## Set problem
Give every line again exactly as it appears, please, but not the pictures.

## Dataset content
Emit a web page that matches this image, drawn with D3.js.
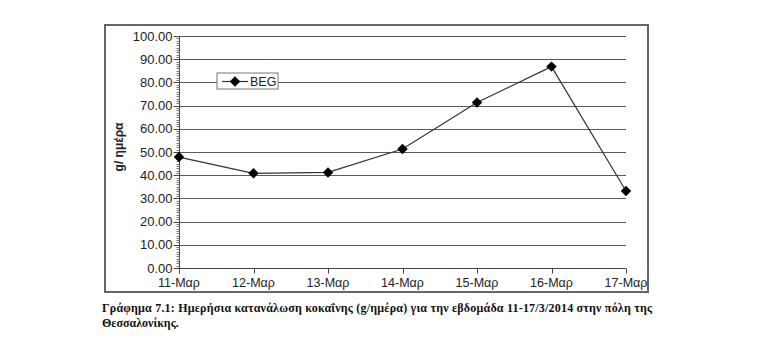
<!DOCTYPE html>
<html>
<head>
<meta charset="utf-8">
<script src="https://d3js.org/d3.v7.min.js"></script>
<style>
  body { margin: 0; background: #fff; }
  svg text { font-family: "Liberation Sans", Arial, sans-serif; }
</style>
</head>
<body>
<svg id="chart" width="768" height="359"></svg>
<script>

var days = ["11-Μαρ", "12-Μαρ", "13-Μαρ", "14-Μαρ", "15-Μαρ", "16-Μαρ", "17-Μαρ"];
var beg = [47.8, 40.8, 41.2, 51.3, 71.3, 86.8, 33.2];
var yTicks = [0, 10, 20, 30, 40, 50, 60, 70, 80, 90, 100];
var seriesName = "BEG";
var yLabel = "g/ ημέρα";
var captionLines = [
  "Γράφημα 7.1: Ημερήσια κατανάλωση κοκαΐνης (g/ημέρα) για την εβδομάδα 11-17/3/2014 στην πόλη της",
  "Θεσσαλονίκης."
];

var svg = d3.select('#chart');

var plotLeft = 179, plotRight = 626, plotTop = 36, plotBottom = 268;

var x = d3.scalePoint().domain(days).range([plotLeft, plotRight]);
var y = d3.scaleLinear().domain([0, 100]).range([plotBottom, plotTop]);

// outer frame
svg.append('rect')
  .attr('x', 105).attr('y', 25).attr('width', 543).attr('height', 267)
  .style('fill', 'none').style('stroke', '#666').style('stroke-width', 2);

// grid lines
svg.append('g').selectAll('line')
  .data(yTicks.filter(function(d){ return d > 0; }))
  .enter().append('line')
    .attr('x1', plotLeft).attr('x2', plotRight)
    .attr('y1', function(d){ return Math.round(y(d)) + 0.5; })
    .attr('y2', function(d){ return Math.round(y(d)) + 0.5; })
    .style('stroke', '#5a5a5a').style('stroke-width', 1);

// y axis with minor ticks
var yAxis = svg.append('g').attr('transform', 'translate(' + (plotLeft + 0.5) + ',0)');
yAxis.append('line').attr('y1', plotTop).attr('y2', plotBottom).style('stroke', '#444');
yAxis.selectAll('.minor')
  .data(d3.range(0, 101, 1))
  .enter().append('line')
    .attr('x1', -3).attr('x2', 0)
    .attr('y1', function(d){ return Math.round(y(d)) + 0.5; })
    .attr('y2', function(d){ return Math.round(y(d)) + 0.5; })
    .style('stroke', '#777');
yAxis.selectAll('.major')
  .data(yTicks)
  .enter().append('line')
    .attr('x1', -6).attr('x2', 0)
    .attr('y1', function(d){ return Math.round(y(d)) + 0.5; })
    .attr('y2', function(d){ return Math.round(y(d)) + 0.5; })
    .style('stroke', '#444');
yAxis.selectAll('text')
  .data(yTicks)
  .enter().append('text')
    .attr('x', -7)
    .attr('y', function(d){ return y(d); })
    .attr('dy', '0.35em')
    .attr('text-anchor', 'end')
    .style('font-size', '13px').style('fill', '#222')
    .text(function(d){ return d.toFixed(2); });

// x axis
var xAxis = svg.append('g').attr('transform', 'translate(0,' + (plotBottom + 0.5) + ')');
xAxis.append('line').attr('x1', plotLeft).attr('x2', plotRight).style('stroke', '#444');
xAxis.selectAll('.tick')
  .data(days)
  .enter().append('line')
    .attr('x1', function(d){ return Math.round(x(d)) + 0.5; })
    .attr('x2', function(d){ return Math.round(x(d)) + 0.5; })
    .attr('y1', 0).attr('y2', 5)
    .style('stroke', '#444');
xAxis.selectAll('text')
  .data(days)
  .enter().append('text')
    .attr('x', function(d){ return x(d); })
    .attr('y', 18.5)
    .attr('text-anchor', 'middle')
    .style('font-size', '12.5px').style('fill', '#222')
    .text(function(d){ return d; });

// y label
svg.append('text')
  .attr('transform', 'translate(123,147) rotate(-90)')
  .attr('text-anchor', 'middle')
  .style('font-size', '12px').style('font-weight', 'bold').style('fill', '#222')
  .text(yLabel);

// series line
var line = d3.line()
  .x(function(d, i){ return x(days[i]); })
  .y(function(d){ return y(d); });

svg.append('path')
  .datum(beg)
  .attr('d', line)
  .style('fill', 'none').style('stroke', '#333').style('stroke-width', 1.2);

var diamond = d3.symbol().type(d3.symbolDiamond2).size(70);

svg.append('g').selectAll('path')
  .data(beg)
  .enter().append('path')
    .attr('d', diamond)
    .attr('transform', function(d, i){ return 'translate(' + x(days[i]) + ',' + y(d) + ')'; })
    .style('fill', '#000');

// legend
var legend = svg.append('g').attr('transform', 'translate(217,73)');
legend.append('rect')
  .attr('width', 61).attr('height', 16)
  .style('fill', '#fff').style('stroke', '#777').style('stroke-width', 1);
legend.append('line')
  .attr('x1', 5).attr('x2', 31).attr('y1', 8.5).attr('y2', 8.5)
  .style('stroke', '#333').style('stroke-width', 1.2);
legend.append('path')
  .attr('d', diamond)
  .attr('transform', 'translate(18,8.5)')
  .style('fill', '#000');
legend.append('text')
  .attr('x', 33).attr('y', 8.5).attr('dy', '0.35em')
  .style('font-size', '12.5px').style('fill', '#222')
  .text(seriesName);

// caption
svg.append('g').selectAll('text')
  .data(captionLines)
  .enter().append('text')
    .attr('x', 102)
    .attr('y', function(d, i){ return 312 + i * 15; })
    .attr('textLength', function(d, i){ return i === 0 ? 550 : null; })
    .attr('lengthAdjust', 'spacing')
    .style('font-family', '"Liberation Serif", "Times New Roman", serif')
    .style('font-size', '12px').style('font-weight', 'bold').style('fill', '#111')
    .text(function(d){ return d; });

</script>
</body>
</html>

## Answer to the task
Emit a web page that matches this image, drawn with D3.js.
<!DOCTYPE html>
<html>
<head>
<meta charset="utf-8">
<script src="https://d3js.org/d3.v7.min.js"></script>
<style>
  body { margin: 0; background: #fff; }
  svg text { font-family: "Liberation Sans", Arial, sans-serif; }
</style>
</head>
<body>
<svg id="chart" width="768" height="359"></svg>
<script>

var days = ["11-Μαρ", "12-Μαρ", "13-Μαρ", "14-Μαρ", "15-Μαρ", "16-Μαρ", "17-Μαρ"];
var beg = [47.8, 40.8, 41.2, 51.3, 71.3, 86.8, 33.2];
var yTicks = [0, 10, 20, 30, 40, 50, 60, 70, 80, 90, 100];
var seriesName = "BEG";
var yLabel = "g/ ημέρα";
var captionLines = [
  "Γράφημα 7.1: Ημερήσια κατανάλωση κοκαΐνης (g/ημέρα) για την εβδομάδα 11-17/3/2014 στην πόλη της",
  "Θεσσαλονίκης."
];

var svg = d3.select('#chart');

var plotLeft = 179, plotRight = 626, plotTop = 36, plotBottom = 268;

var x = d3.scalePoint().domain(days).range([plotLeft, plotRight]);
var y = d3.scaleLinear().domain([0, 100]).range([plotBottom, plotTop]);

// outer frame
svg.append('rect')
  .attr('x', 105).attr('y', 25).attr('width', 543).attr('height', 267)
  .style('fill', 'none').style('stroke', '#666').style('stroke-width', 2);

// grid lines
svg.append('g').selectAll('line')
  .data(yTicks.filter(function(d){ return d > 0; }))
  .enter().append('line')
    .attr('x1', plotLeft).attr('x2', plotRight)
    .attr('y1', function(d){ return Math.round(y(d)) + 0.5; })
    .attr('y2', function(d){ return Math.round(y(d)) + 0.5; })
    .style('stroke', '#5a5a5a').style('stroke-width', 1);

// y axis with minor ticks
var yAxis = svg.append('g').attr('transform', 'translate(' + (plotLeft + 0.5) + ',0)');
yAxis.append('line').attr('y1', plotTop).attr('y2', plotBottom).style('stroke', '#444');
yAxis.selectAll('.minor')
  .data(d3.range(0, 101, 1))
  .enter().append('line')
    .attr('x1', -3).attr('x2', 0)
    .attr('y1', function(d){ return Math.round(y(d)) + 0.5; })
    .attr('y2', function(d){ return Math.round(y(d)) + 0.5; })
    .style('stroke', '#777');
yAxis.selectAll('.major')
  .data(yTicks)
  .enter().append('line')
    .attr('x1', -6).attr('x2', 0)
    .attr('y1', function(d){ return Math.round(y(d)) + 0.5; })
    .attr('y2', function(d){ return Math.round(y(d)) + 0.5; })
    .style('stroke', '#444');
yAxis.selectAll('text')
  .data(yTicks)
  .enter().append('text')
    .attr('x', -7)
    .attr('y', function(d){ return y(d); })
    .attr('dy', '0.35em')
    .attr('text-anchor', 'end')
    .style('font-size', '13px').style('fill', '#222')
    .text(function(d){ return d.toFixed(2); });

// x axis
var xAxis = svg.append('g').attr('transform', 'translate(0,' + (plotBottom + 0.5) + ')');
xAxis.append('line').attr('x1', plotLeft).attr('x2', plotRight).style('stroke', '#444');
xAxis.selectAll('.tick')
  .data(days)
  .enter().append('line')
    .attr('x1', function(d){ return Math.round(x(d)) + 0.5; })
    .attr('x2', function(d){ return Math.round(x(d)) + 0.5; })
    .attr('y1', 0).attr('y2', 5)
    .style('stroke', '#444');
xAxis.selectAll('text')
  .data(days)
  .enter().append('text')
    .attr('x', function(d){ return x(d); })
    .attr('y', 18.5)
    .attr('text-anchor', 'middle')
    .style('font-size', '12.5px').style('fill', '#222')
    .text(function(d){ return d; });

// y label
svg.append('text')
  .attr('transform', 'translate(123,147) rotate(-90)')
  .attr('text-anchor', 'middle')
  .style('font-size', '12px').style('font-weight', 'bold').style('fill', '#222')
  .text(yLabel);

// series line
var line = d3.line()
  .x(function(d, i){ return x(days[i]); })
  .y(function(d){ return y(d); });

svg.append('path')
  .datum(beg)
  .attr('d', line)
  .style('fill', 'none').style('stroke', '#333').style('stroke-width', 1.2);

var diamond = d3.symbol().type(d3.symbolDiamond2).size(70);

svg.append('g').selectAll('path')
  .data(beg)
  .enter().append('path')
    .attr('d', diamond)
    .attr('transform', function(d, i){ return 'translate(' + x(days[i]) + ',' + y(d) + ')'; })
    .style('fill', '#000');

// legend
var legend = svg.append('g').attr('transform', 'translate(217,73)');
legend.append('rect')
  .attr('width', 61).attr('height', 16)
  .style('fill', '#fff').style('stroke', '#777').style('stroke-width', 1);
legend.append('line')
  .attr('x1', 5).attr('x2', 31).attr('y1', 8.5).attr('y2', 8.5)
  .style('stroke', '#333').style('stroke-width', 1.2);
legend.append('path')
  .attr('d', diamond)
  .attr('transform', 'translate(18,8.5)')
  .style('fill', '#000');
legend.append('text')
  .attr('x', 33).attr('y', 8.5).attr('dy', '0.35em')
  .style('font-size', '12.5px').style('fill', '#222')
  .text(seriesName);

// caption
svg.append('g').selectAll('text')
  .data(captionLines)
  .enter().append('text')
    .attr('x', 102)
    .attr('y', function(d, i){ return 312 + i * 15; })
    .attr('textLength', function(d, i){ return i === 0 ? 550 : null; })
    .attr('lengthAdjust', 'spacing')
    .style('font-family', '"Liberation Serif", "Times New Roman", serif')
    .style('font-size', '12px').style('font-weight', 'bold').style('fill', '#111')
    .text(function(d){ return d; });

</script>
</body>
</html>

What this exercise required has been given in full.